>> begin SUPPLIED MATERIAL
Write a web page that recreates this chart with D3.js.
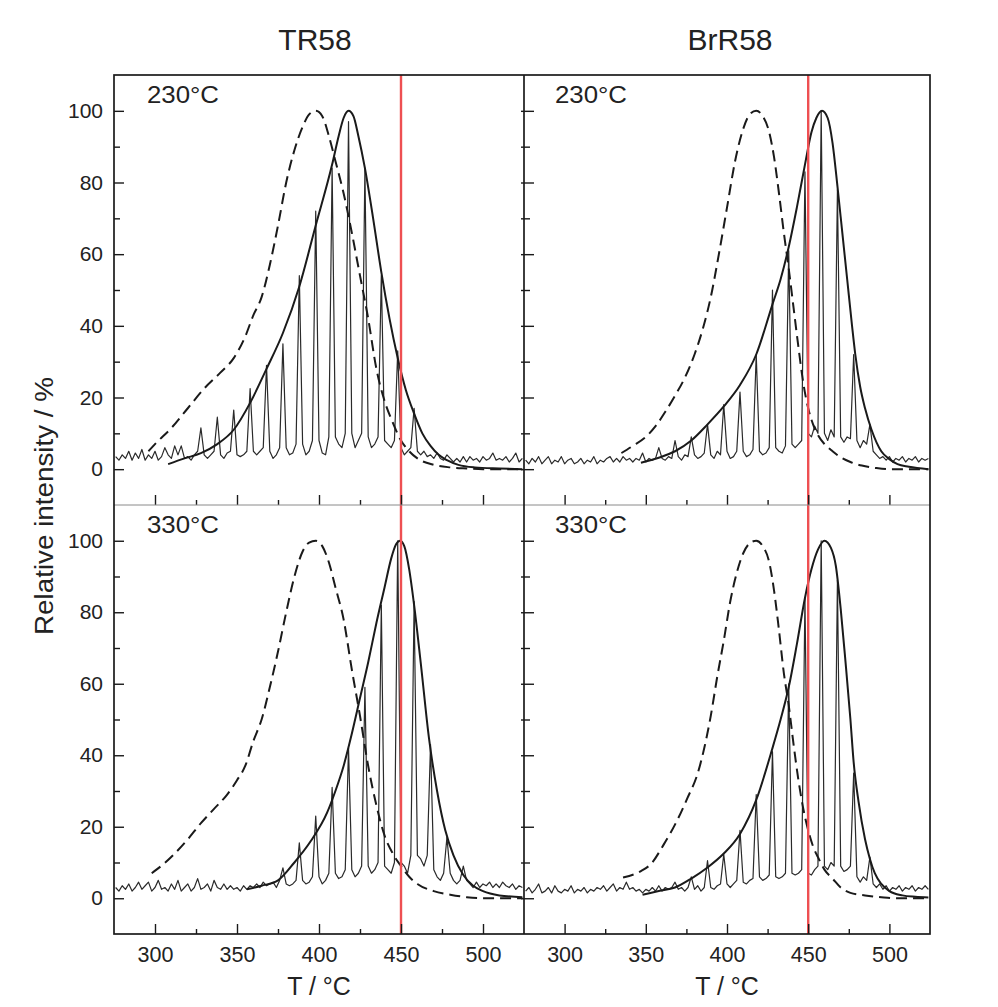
<!DOCTYPE html>
<html>
<head>
<meta charset="utf-8">
<script src="https://cdn.jsdelivr.net/npm/d3@7"></script>
<style>
  body { margin: 0; background: #fff; }
  svg text { font-family: "Liberation Sans", Arial, Helvetica, sans-serif; fill: #222; }
</style>
</head>
<body>
<svg id="chart" width="998" height="1007"></svg>
<script>
// ---------------- DATA ----------------
const samples = ["TR58", "BrR58"];
const temperatures = ["230°C", "330°C"];
const xTickValues = [300, 350, 400, 450, 500];
const xMinorTicks = [325, 375, 425, 475];
const yTickValues = [0, 20, 40, 60, 80, 100];
const yMinorTicks = [10, 30, 50, 70, 90];
const redLineT = 450;
const xLabel = "T / °C";
const yLabel = "Relative intensity / %";

// measured traces, sampled every 2 °C starting at 276 °C
const traceStartT = 276;
const traceStepT = 2;

const trace_TR58_230 = [
  3.5, 2.5, 4, 3, 5, 2.5, 4.5, 3, 5.5, 2.5,
  4, 3, 5, 2.5, 3.5, 6, 4, 3, 6.5, 4,
  6.5, 3, 3.5, 2.5, 4, 5, 11.5, 4, 3, 4,
  5, 14.5, 4, 3, 4.5, 5, 16.5, 4, 3.5, 4,
  5, 22.5, 5, 4, 5, 6, 29, 5, 3, 4,
  6, 35, 6, 4, 4.5, 7, 54, 7, 4, 5,
  8, 72, 8, 4.5, 4, 9, 84, 9, 7, 6,
  10, 97, 10, 6, 8, 10, 84, 9, 6, 7,
  9, 54, 8, 7, 6, 8, 33, 6, 4, 5,
  6, 17, 5, 4, 5, 3.5, 4, 3, 4.5, 3,
  2.5, 4, 3, 2, 3, 2, 3.5, 2, 3.5, 2.5,
  3, 2, 3.5, 2.5, 3, 4.5, 2.5, 3, 2.5, 3.5,
  2, 3, 4.5, 2, 3
];
const trace_TR58_330 = [
  3, 2, 3.5, 2.5, 4, 2, 3, 4.5, 2.5, 3.5,
  4.5, 2, 3, 5, 2.5, 3, 2, 4, 2.5, 5,
  2, 3, 4, 2, 3, 5.5, 2.5, 3, 4, 2,
  5, 3, 2.5, 4, 2.5, 3.5, 2.5, 3, 2, 3.5,
  2.5, 3.5, 3, 4, 3, 4.5, 3.5, 4, 4.5, 3,
  5, 8.5, 4, 3.5, 4, 5, 15.5, 5, 4, 4.5,
  6, 23, 6, 4, 5, 7, 31, 7, 5.5, 6,
  8, 42, 8, 6, 7, 9, 59, 9, 7, 8,
  10, 82, 9, 8, 7, 10, 100, 10, 9, 7,
  12, 83, 12, 11, 9, 12, 43, 8, 6, 5,
  7, 17, 7, 5, 4, 5, 9, 5, 4, 3,
  4.5, 3, 4, 3.5, 4.5, 3, 4, 3, 4.5, 3.5,
  3, 4, 2.5, 3.5, 3
];
const trace_BrR58_230 = [
  2.5, 1.5, 3, 2, 3.5, 1.5, 2.5, 3.5, 1.5, 2.5,
  2, 3.5, 1.5, 2.5, 3, 1.5, 2, 3, 1.5, 2.5,
  2, 3.5, 1.5, 2.5, 2, 3, 3.5, 2, 3, 2,
  3.5, 2.5, 3, 2, 3, 2.5, 4.5, 2, 3, 2.5,
  3, 6, 3, 2.5, 3.5, 3, 8, 3.5, 2.5, 4,
  3.5, 9, 4, 3, 3.5, 4.5, 12.5, 4, 3, 5,
  4, 18, 5, 3, 3.5, 5, 21.5, 5, 3.5, 4,
  5.5, 32, 5, 4, 4.5, 6, 50, 6, 5, 4.5,
  6.5, 61, 7, 6, 7, 8, 83, 10, 9, 12,
  10, 100, 10, 8, 11, 9, 78, 9, 7.5, 9,
  8.5, 32, 8, 6, 8, 7, 12.5, 5, 4, 3,
  3.5, 2.5, 3.5, 2, 3, 2.5, 3.5, 2, 3, 2.5,
  3.5, 2, 3, 2.5, 3
];
const trace_BrR58_330 = [
  2, 3, 1.5, 2.5, 4, 1.5, 2, 3, 1.5, 3.5,
  2, 1.5, 2.5, 2, 3.5, 1.5, 2.5, 2, 3, 1.5,
  2.5, 2, 3, 2.5, 3.5, 2, 3, 4, 2, 3,
  2.5, 4.5, 2.5, 3, 2, 2.5, 1.5, 2.5, 2, 3,
  2, 3.5, 2, 3, 2.5, 3, 4.5, 2.5, 3, 2,
  3, 6, 2.5, 3.5, 2, 3, 10.5, 3, 2.5, 3.5,
  4, 12.3, 4, 3, 4, 5, 19, 4.5, 4, 5,
  5.5, 29, 6, 5, 5.5, 6.5, 41, 6, 5.5, 6,
  7, 60, 7, 6.5, 7, 8, 84, 7, 6.5, 8,
  9, 100, 9, 8, 10, 9, 89, 9, 7.5, 8,
  9, 35, 6, 4.5, 6, 5, 11.5, 4, 3, 4,
  2.5, 3.5, 2, 3, 2.5, 3.5, 2, 3, 2.5, 3.5,
  2, 3, 2.5, 3.5, 2.5
];

// fitted envelopes (solid) as [T, %]
const envelope_TR58_230 = [
  [308,1.4],[318,3],[328,4.5],[338,7],[348,11],[358,18.5],[368,28],[378,38],[388,51],
  [398,68],[408,85],[412,93],[415,98],[418,100],[421,98.5],[424,93],[428,84],[433,70],
  [438,55],[443,42],[448,31],[453,22],[458,15.5],[463,10],[468,6.5],[473,4],[478,2.5],
  [485,1.2],[495,0.5],[510,0.2],[524,0]
];
const envelope_TR58_330 = [
  [356,2.5],[365,3.5],[375,5],[385,10],[395,16],[405,24],[410,30],[415,37],[420,46],
  [425,56],[430,66],[435,77],[440,87],[444,95],[447,99],[449.5,100],[452,98.5],[455,92],
  [458,82],[462,66],[467,45],[472,30],[477,19],[482,12],[488,6.5],[494,3.5],[500,2],
  [510,0.8],[524,0.3]
];
const envelope_BrR58_230 = [
  [347,1.8],[358,3.2],[368,5],[378,8],[388,12.5],[398,17.5],[408,23.5],[418,32],[428,46],
  [433,53],[438,62],[443,73],[448,85],[452,94],[455,98],[458.5,100],[462,98],[465,91],
  [468,79],[471,66],[474,53],[477,40],[479,32],[482,23],[485,17],[489,11],[495,5],
  [500,2.8],[505,1.4],[512,0.7],[524,0]
];
const envelope_BrR58_330 = [
  [348,1],[358,2],[368,3],[378,5.5],[388,8.6],[398,12.5],[408,18],[418,27.5],[428,42],
  [433,50],[438,59],[443,71],[448,84],[452,92],[456,97.5],[460,100],[464,98],[467,93],
  [470,81],[473,66],[476,50],[478,38],[481,27],[485,16.5],[488,11],[491,7],[495,4],
  [500,2],[508,0.8],[516,0.4],[524,0.2]
];

// reference curves (dashed) as [T, %]
const dashed_TR58_230 = [
  [296,5],[300,7],[310,11.5],[320,17],[330,22.5],[340,27],[348,31],[355,37],[360,43],
  [365,48],[370,57],[375,68],[380,80],[385,89],[390,95.5],[394,99],[398,100],[402,98.5],
  [406,93],[410,86],[415,77],[420,66],[425,54],[430,42],[435,28],[440,19],[445,13],
  [450,8],[455,5],[460,3],[470,1.2],[480,0.5],[490,0.2],[500,0],[524,0]
];
const dashed_TR58_330 = [
  [298,7],[305,9.5],[312,12.5],[320,16.5],[328,21],[336,25],[344,29],[350,33],[355,37],
  [360,44],[365,50],[370,59],[375,69],[380,80],[385,90],[390,97],[394,99.5],[398,100],
  [402,98.5],[406,94],[410,87],[415,78],[420,64],[425,51],[430,37],[435,26],[440,17.5],
  [445,12.5],[450,9],[455,6],[460,4],[470,2],[480,1],[490,0.3],[500,0],[524,0]
];
const dashed_BrR58_230 = [
  [335,4.5],[342,6.5],[350,9],[356,12],[362,16],[368,20.5],[374,25.5],[380,32],[385,39],
  [390,48],[395,60],[400,73],[405,86],[410,95],[414,99],[418,100],[422,98.5],[426,94],
  [429,87],[432,77],[435,66],[438,56],[441,45],[444,34],[447,24],[450,17],[453,12.5],
  [456,9.5],[460,7],[465,5],[470,3.3],[476,2],[483,1],[492,0.3],[500,0],[524,0]
];
const dashed_BrR58_330 = [
  [336,5.8],[347,7.6],[353,9.5],[361,15],[369,21.5],[375.6,28],[382,35],[386,42],[390,51],
  [394,62],[398,72],[402,83],[406,91],[410,96.5],[414,99.3],[418,100],[422,98.5],[426,94],
  [429,86],[432,75],[435,63],[438,54],[441,43],[444,33],[447,25],[450,19],[453,14.5],
  [456,11.5],[460,8],[465,5.5],[470,3],[476,1.5],[485,0.8],[495,0.3],[505,0],[524,0]
];

// ---------------- LAYOUT ----------------
const colX = [[114, 524], [524, 930]];
const rowY = [[75, 505], [505, 934]];
const xDomain = [275, 525];
const yDomain = [-10, 110];

const panels = [
  { col: 0, row: 0, trace: trace_TR58_230, env: envelope_TR58_230, dash: dashed_TR58_230 },
  { col: 0, row: 1, trace: trace_TR58_330, env: envelope_TR58_330, dash: dashed_TR58_330 },
  { col: 1, row: 0, trace: trace_BrR58_230, env: envelope_BrR58_230, dash: dashed_BrR58_230 },
  { col: 1, row: 1, trace: trace_BrR58_330, env: envelope_BrR58_330, dash: dashed_BrR58_330 }
];

const svg = d3.select("#chart");
const defs = svg.append("defs");
const ink = "#1a1a1a";

panels.forEach((p, i) => {
  const [x0, x1] = colX[p.col];
  const [y0, y1] = rowY[p.row];
  const x = d3.scaleLinear().domain(xDomain).range([x0, x1]);
  const y = d3.scaleLinear().domain(yDomain).range([y1, y0]);

  defs.append("clipPath").attr("id", "clip" + i)
    .append("rect").attr("x", x0).attr("y", y0).attr("width", x1 - x0).attr("height", y1 - y0);

  const g = svg.append("g").attr("clip-path", `url(#clip${i})`);

  const traceData = p.trace.map((v, k) => [traceStartT + k * traceStepT, v]);
  const lineLin = d3.line().x(d => x(d[0])).y(d => y(d[1]));
  const lineSmooth = d3.line().x(d => x(d[0])).y(d => y(d[1])).curve(d3.curveMonotoneX);

  g.append("path").datum(traceData).attr("d", lineLin)
    .attr("fill", "none").attr("stroke", "#2a2a2a").attr("stroke-width", 1.2)
    .attr("stroke-linejoin", "round");

  g.append("path").datum(p.dash).attr("d", lineSmooth)
    .attr("fill", "none").attr("stroke", ink).attr("stroke-width", 2)
    .attr("stroke-dasharray", "11,6");

  g.append("path").datum(p.env).attr("d", lineSmooth)
    .attr("fill", "none").attr("stroke", ink).attr("stroke-width", 2);

  g.append("line")
    .attr("x1", x(redLineT)).attr("x2", x(redLineT))
    .attr("y1", y0).attr("y2", y1)
    .attr("stroke", "#ee4f52").attr("stroke-width", 2.4);

  // y axis (left side of panel), inward ticks
  const yAxis = d3.axisLeft(y).tickValues(yTickValues).tickSize(-10).tickSizeOuter(0).tickPadding(11);
  if (p.col === 1) yAxis.tickFormat("");
  const ya = svg.append("g").attr("transform", `translate(${x0},0)`).call(yAxis);
  ya.select(".domain").remove();
  ya.selectAll("line").attr("stroke", ink).attr("stroke-width", 1.4);
  ya.selectAll("text").attr("font-size", 21).attr("font-family", null).attr("fill", "#222");

  const yMinor = d3.axisLeft(y).tickValues(yMinorTicks).tickSize(-6).tickSizeOuter(0).tickFormat("");
  const ym = svg.append("g").attr("transform", `translate(${x0},0)`).call(yMinor);
  ym.select(".domain").remove();
  ym.selectAll("line").attr("stroke", ink).attr("stroke-width", 1.4);

  if (p.col === 0) {
    const yr = d3.axisRight(y).tickValues(yTickValues.concat(yMinorTicks)).tickSize(-3).tickSizeOuter(0).tickFormat("");
    const yrg = svg.append("g").attr("transform", `translate(${x1},0)`).call(yr);
    yrg.select(".domain").remove();
    yrg.selectAll("line").attr("stroke", ink).attr("stroke-width", 1.4);
  }

  // x axis at bottom of panel, inward ticks
  const xAxis = d3.axisBottom(x).tickValues(xTickValues).tickSize(-10).tickSizeOuter(0).tickPadding(13);
  if (p.row === 0) xAxis.tickFormat("");
  const xa = svg.append("g").attr("transform", `translate(0,${y1})`).call(xAxis);
  xa.select(".domain").remove();
  xa.selectAll("line").attr("stroke", ink).attr("stroke-width", 1.4);
  xa.selectAll("text").attr("font-size", 21.5).attr("font-family", null).attr("fill", "#222");

  const xMinor = d3.axisBottom(x).tickValues(xMinorTicks).tickSize(-5).tickSizeOuter(0).tickFormat("");
  const xm = svg.append("g").attr("transform", `translate(0,${y1})`).call(xMinor);
  xm.select(".domain").remove();
  xm.selectAll("line").attr("stroke", ink).attr("stroke-width", 1.4);

  // temperature label
  svg.append("text")
    .attr("x", x0 + (p.col === 0 ? 33 : 31))
    .attr("y", y0 + 28)
    .attr("font-size", 23)
    .attr("textLength", 72).attr("lengthAdjust", "spacingAndGlyphs")
    .text(temperatures[p.row]);

  if (p.row === 0) {
    svg.append("text")
      .attr("x", p.col === 0 ? 315 : 730).attr("y", 50)
      .attr("text-anchor", "middle").attr("font-size", 30)
      .text(samples[p.col]);
  } else {
    svg.append("text")
      .attr("x", x(400)).attr("y", 995)
      .attr("text-anchor", "middle").attr("font-size", 25)
      .text(xLabel);
  }
});

// frame and separators
svg.append("line").attr("x1", 114).attr("x2", 930).attr("y1", 505).attr("y2", 505)
  .attr("stroke", "#8a8a8a").attr("stroke-width", 1);
svg.append("line").attr("x1", 524).attr("x2", 524).attr("y1", 75).attr("y2", 934)
  .attr("stroke", ink).attr("stroke-width", 1.7);
svg.append("rect").attr("x", 114).attr("y", 75).attr("width", 816).attr("height", 859)
  .attr("fill", "none").attr("stroke", ink).attr("stroke-width", 1.7);

// y axis title
svg.append("text")
  .attr("transform", "translate(53,506) rotate(-90)")
  .attr("text-anchor", "middle")
  .attr("font-size", 26)
  .attr("textLength", 258).attr("lengthAdjust", "spacingAndGlyphs")
  .text(yLabel);
</script>
</body>
</html>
>> end SUPPLIED MATERIAL
**THE TASK:**
Please restate the material above line by line, exactly, beginning at its first line and ending with the line that contains "const traceStepT = 2;", without any pictures.

**FULL SOLUTION:**
Write a web page that recreates this chart with D3.js.
<!DOCTYPE html>
<html>
<head>
<meta charset="utf-8">
<script src="https://cdn.jsdelivr.net/npm/d3@7"></script>
<style>
  body { margin: 0; background: #fff; }
  svg text { font-family: "Liberation Sans", Arial, Helvetica, sans-serif; fill: #222; }
</style>
</head>
<body>
<svg id="chart" width="998" height="1007"></svg>
<script>
// ---------------- DATA ----------------
const samples = ["TR58", "BrR58"];
const temperatures = ["230°C", "330°C"];
const xTickValues = [300, 350, 400, 450, 500];
const xMinorTicks = [325, 375, 425, 475];
const yTickValues = [0, 20, 40, 60, 80, 100];
const yMinorTicks = [10, 30, 50, 70, 90];
const redLineT = 450;
const xLabel = "T / °C";
const yLabel = "Relative intensity / %";

// measured traces, sampled every 2 °C starting at 276 °C
const traceStartT = 276;
const traceStepT = 2;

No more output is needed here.